The FDA is creeping toward banning trans-fats, or what are technically called partially hydrogenated fats. I saw this article in Wise Traditions magazine and asked the author if we could reprint it — thanks for that permission, Sushama. I think you’ll love this work of journalistic art. — efc

I found what must be the first Crisco cookbook ever made at an estate sale. I am still hooting with laughter — or maybe crying in pain — at the allusions, double entendres, the claims of Crisco’s greatness, the extreme uncoolness of the old-fashioned fats.

Vintage Crisco marketing image.
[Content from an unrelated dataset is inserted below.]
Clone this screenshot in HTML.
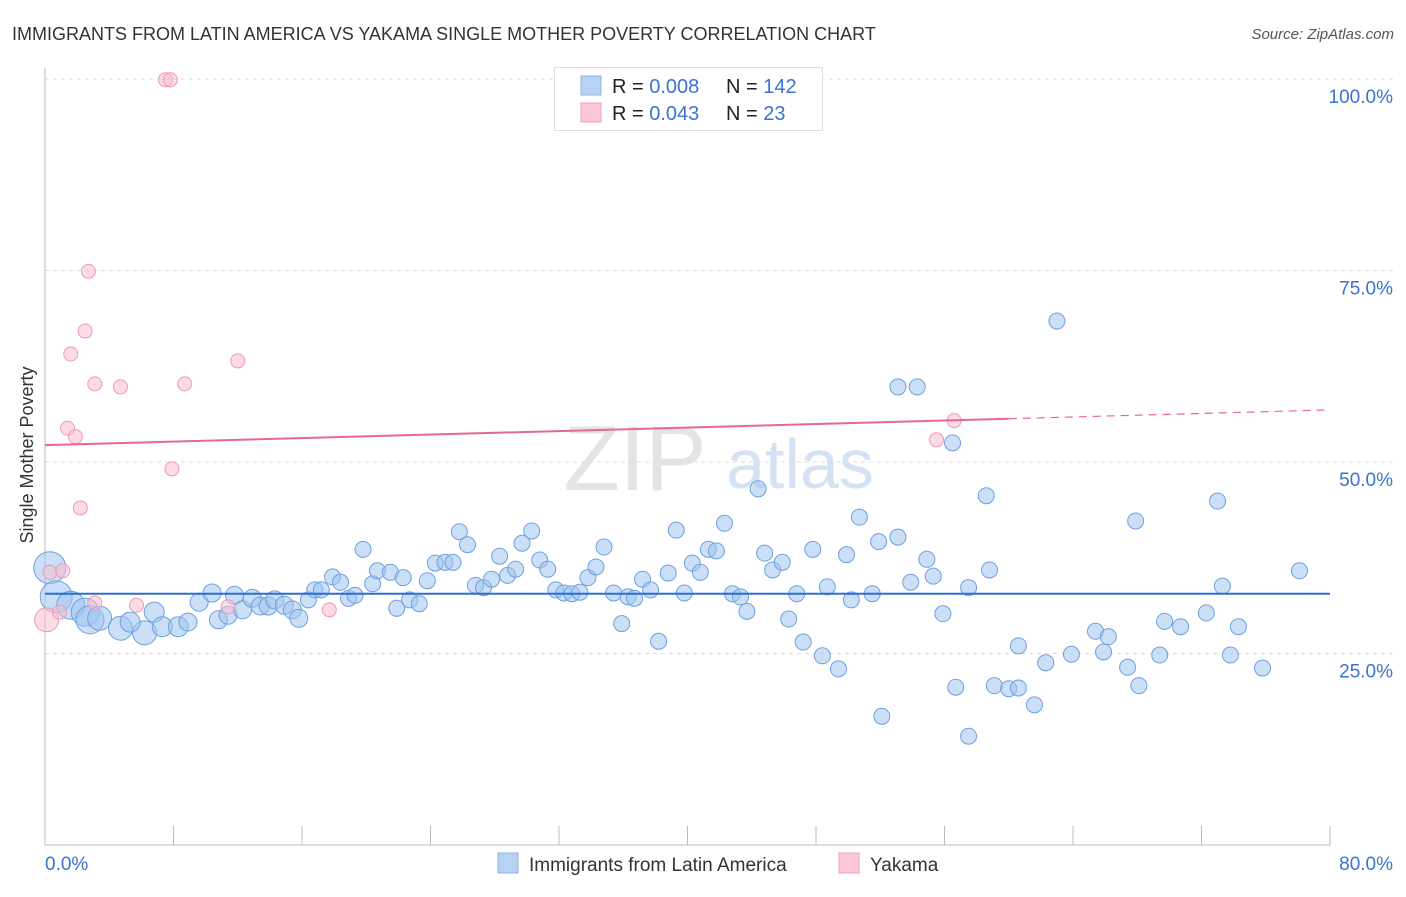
<!DOCTYPE html>
<html><head><meta charset="utf-8"><style>
body{margin:0;background:#fff;font-family:"Liberation Sans",sans-serif;}
svg text{font-family:"Liberation Sans",sans-serif;}
</style></head><body>
<svg id="chart" width="1406" height="892" xmlns="http://www.w3.org/2000/svg">
<text x="12" y="40" font-size="18" fill="#333">IMMIGRANTS FROM LATIN AMERICA VS YAKAMA SINGLE MOTHER POVERTY CORRELATION CHART</text>
<text x="1394" y="39" font-size="15" fill="#555" text-anchor="end" font-style="italic">Source: ZipAtlas.com</text>
<text x="33" y="455" font-size="18" fill="#333" text-anchor="middle" transform="rotate(-90 33 455)">Single Mother Poverty</text>
<g>
<text x="635" y="490" font-size="92" fill="#e4e4e4" font-family="Liberation Serif" text-anchor="middle" font-family="Liberation Serif">ZIP</text>
<text x="800" y="488" font-size="70" fill="#d4e2f4" text-anchor="middle">atlas</text>
</g>
<g id="grid"></g>
<g id="axes"></g>
<g id="marks"></g>
<g>
<rect x="554.5" y="67.5" width="268" height="63" fill="#fff" stroke="#ddd"/>
<rect x="581" y="76" width="20" height="19" fill="#b8d2f4" stroke="#8db4e8"/>
<text x="612" y="93" font-size="20" fill="#222">R = <tspan fill="#3b73d1">0.008</tspan></text>
<text x="726" y="93" font-size="20" fill="#222">N = <tspan fill="#3b73d1">142</tspan></text>
<rect x="581" y="103" width="20" height="19" fill="#fcc8d6" stroke="#f0a0b8"/>
<text x="612" y="120" font-size="20" fill="#222">R = <tspan fill="#3b73d1">0.043</tspan></text>
<text x="726" y="120" font-size="20" fill="#222">N = <tspan fill="#3b73d1">  23</tspan></text>
</g>
<g>
<rect x="498" y="853" width="20" height="20" fill="#b8d2f4" stroke="#8db4e8"/>
<text x="529" y="871" font-size="19" fill="#333">Immigrants from Latin America</text>
<rect x="839" y="853" width="20" height="20" fill="#fcc8d6" stroke="#f0a0b8"/>
<text x="870" y="871" font-size="19" fill="#333">Yakama</text>
</g>
</svg>
<script>
const blueX=[0.3,0.7,1.6,2.5,2.8,3.4,4.7,6.2,5.3,6.8,7.3,8.3,8.9,9.6,10.4,10.8,11.4,11.8,12.3,12.9,13.4,13.9,14.3,14.9,15.4,15.8,16.4,16.8,17.2,17.9,18.4,18.9,19.3,19.8,20.4,20.7,21.5,21.9,22.3,22.7,23.3,23.8,24.3,24.9,25.4,25.8,26.3,26.8,27.3,27.8,28.3,28.8,29.3,29.7,30.3,30.8,31.3,31.8,32.3,32.8,33.3,33.8,34.3,34.8,35.4,35.9,36.3,36.7,37.2,37.7,38.2,38.8,39.3,39.8,40.3,40.8,41.3,41.8,42.3,42.8,43.3,43.7,44.4,44.8,45.3,45.9,46.3,46.8,47.2,47.8,48.4,48.7,49.4,49.9,50.2,50.7,51.5,51.9,52.1,53.1,53.1,53.9,54.3,54.9,55.3,55.9,56.5,56.7,57.5,57.5,58.6,58.8,59.1,60.0,60.6,60.6,61.6,62.3,63.0,63.9,65.4,65.9,66.2,67.4,67.9,68.1,69.4,69.7,70.7,72.3,73.0,73.3,73.8,74.3,75.8,78.1];
const blueY=[36.2,32.4,31.3,30.4,29.4,29.6,28.3,27.7,29.1,30.4,28.5,28.5,29.1,31.7,32.9,29.4,30.0,32.6,30.7,32.2,31.2,31.2,32.0,31.3,30.7,29.6,32.0,33.3,33.3,35.0,34.3,32.2,32.6,38.6,34.1,35.8,35.6,30.9,34.9,32.0,31.5,34.5,36.8,36.9,36.9,40.9,39.2,33.9,33.6,34.7,37.7,35.2,36.0,39.4,41.0,37.2,36.0,33.3,32.9,32.8,33.0,34.9,36.3,38.9,32.9,28.9,32.4,32.2,34.7,33.3,26.6,35.5,41.1,32.9,36.8,35.6,38.6,38.4,42.0,32.8,32.4,30.5,46.5,38.1,35.9,36.9,29.5,32.8,26.5,38.6,24.7,33.7,23.0,37.9,32.0,42.8,32.8,39.6,16.8,40.2,59.8,34.3,59.8,37.3,35.1,30.2,52.5,20.6,33.6,14.2,45.6,35.9,20.8,20.4,20.5,26.0,18.3,23.8,68.4,24.9,27.9,25.2,27.2,23.2,42.3,20.8,24.8,29.2,28.5,30.3,44.9,33.8,24.8,28.5,23.1,35.8];
const blueSize=[16,16,14,14,14,12,12,12,10,10,10,10,9,9,9,9,9,9,9,9,9,9,9,9,9,9];
const pinkX=[0.1,0.3,1.1,0.9,2.7,7.5,7.8,2.5,1.6,3.1,4.7,8.7,12.0,1.4,1.9,7.9,2.2,5.7,11.4,17.7,55.5,56.6,3.1];
const pinkY=[29.4,35.6,35.8,30.4,74.9,99.9,99.9,67.1,64.1,60.2,59.8,60.2,63.2,54.4,53.3,49.1,44.0,31.3,31.1,30.7,52.9,55.4,31.6];
const pinkSize=[12];
const blueTrend=[32.8,32.8];
const pinkTrend=[52.2,56.8];
const yTicks=[25,50,75,100];
const yTickLabels=["25.0%","50.0%","75.0%","100.0%"];
const xTicks=[0,8,16,24,32,40,48,56,64,72,80];
const xEndLabels=["0.0%","80.0%"];

const NS="http://www.w3.org/2000/svg";
const X0=45,X1=1330,Y0=845,Y100=79;
const sx=v=>X0+(X1-X0)*v/80;
const sy=v=>Y0-(Y0-Y100)*v/100;
function mk(tag,attrs,parent){const e=document.createElementNS(NS,tag);for(const k in attrs)e.setAttribute(k,attrs[k]);parent.appendChild(e);return e;}
const grid=document.getElementById('grid'),axes=document.getElementById('axes'),marks=document.getElementById('marks');
yTicks.forEach((t,i)=>{
 const l=mk('line',{x1:X0,x2:1394,y1:sy(t),y2:sy(t),stroke:'#ddd','stroke-dasharray':'4,4'},grid);
 
 
 const tx=mk('text',{x:1393,y:sy(t)+24,'font-size':19,fill:'#3b73d1','text-anchor':'end'},axes);
 tx.textContent=yTickLabels[i];
 
 
});
const ya=mk('line',{x1:X0,x2:X0,y1:68,y2:Y0,stroke:'#bbb'},axes);


const xa=mk('line',{x1:X0,x2:X1,y1:Y0,y2:Y0,stroke:'#bbb'},axes);


xTicks.forEach(t=>{
 const l=mk('line',{x1:sx(t),x2:sx(t),y1:826,y2:Y0,stroke:'#bbb'},axes);
 
 
});
const xl0=mk('text',{x:45,y:870,'font-size':19,fill:'#3b73d1'},axes);xl0.textContent=xEndLabels[0];


const xl1=mk('text',{x:1393,y:870,'font-size':19,fill:'#3b73d1','text-anchor':'end'},axes);xl1.textContent=xEndLabels[1];



blueX.forEach((x,i)=>{
 const c=mk('circle',{cx:sx(x),cy:sy(blueY[i]),r:blueSize[i]||8,fill:'rgba(160,196,240,0.55)',stroke:'#6fa0e0','stroke-width':1},marks);
 
 
});
pinkX.forEach((x,i)=>{
 const c=mk('circle',{cx:sx(x),cy:sy(pinkY[i]),r:pinkSize[i]||7,fill:'rgba(250,190,208,0.55)',stroke:'#ee9ab4','stroke-width':1},marks);
 
 
});
const bt=mk('line',{x1:sx(0),x2:sx(80),y1:sy(blueTrend[0]),y2:sy(blueTrend[1]),stroke:'#2b6fd6','stroke-width':2},marks);


const pAt=x=>pinkTrend[0]+(pinkTrend[1]-pinkTrend[0])*x/80;
const pt=mk('line',{x1:sx(0),x2:sx(60),y1:sy(pAt(0)),y2:sy(pAt(60)),stroke:'#e8688f','stroke-width':2},marks);


const pd=mk('line',{x1:sx(60),x2:sx(80),y1:sy(pAt(60)),y2:sy(pAt(80)),stroke:'#e8688f','stroke-width':1.2,'stroke-dasharray':'8,6'},marks);


</script>
</body></html>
It's better than butter! Except that it causes heart attacks and butter does not. Wait, I thought butter caused heart attacks! That's because a century ago, the marketing geniuses at Proctor & Gamble conned everyone into thinking that.
Vintage Crisco marketing image. It’s better than butter! Except that it causes heart attacks and butter does not. Wait, I thought butter caused heart attacks! That’s because the marketing geniuses at Crisco conned everyone into thinking that.

It’s interesting to see that the seeds of our current health tragedy were sown so close to a century ago, with impeccable marketing by Procter & Gamble, the producer of this popular and inexpensive product. The advent of Crisco on the shelves and pantries across America kicked off what is probably the era of the greatest chronic degeneration in human health!

The cookbook is called A Calendar of Dinners, by Marion Harris Neil, and was first published in 1913. The retail price of this twenty-second edition, published in 1922: fifty cents. The book is beautifully illustrated, with sentimental, old- style photos of curvy, turn-of-the-century housewives rolling out pastry dough made with Crisco.

Marion Harris Neil was a prolific cookbook writer. In addition to A Calendar of Dinners and its sequel The Crisco Cookbook, she wrote Candies and Bonbons and How to Make Them, Canning, Preserving and Pickling, Economical Cookery and Favorite Recipes Cook Book. And she wrote for other companies besides Procter and & Gamble, creating such titles-for-hire as Cox’s Manual of Gelatine Cookery, The Ryzon Baking Book (for foods using Ryzon baking powder), Delicious Recipes Made with Mueller’s Products and 43 Delicious Ways of Serving McMenamin’s Crab Meat.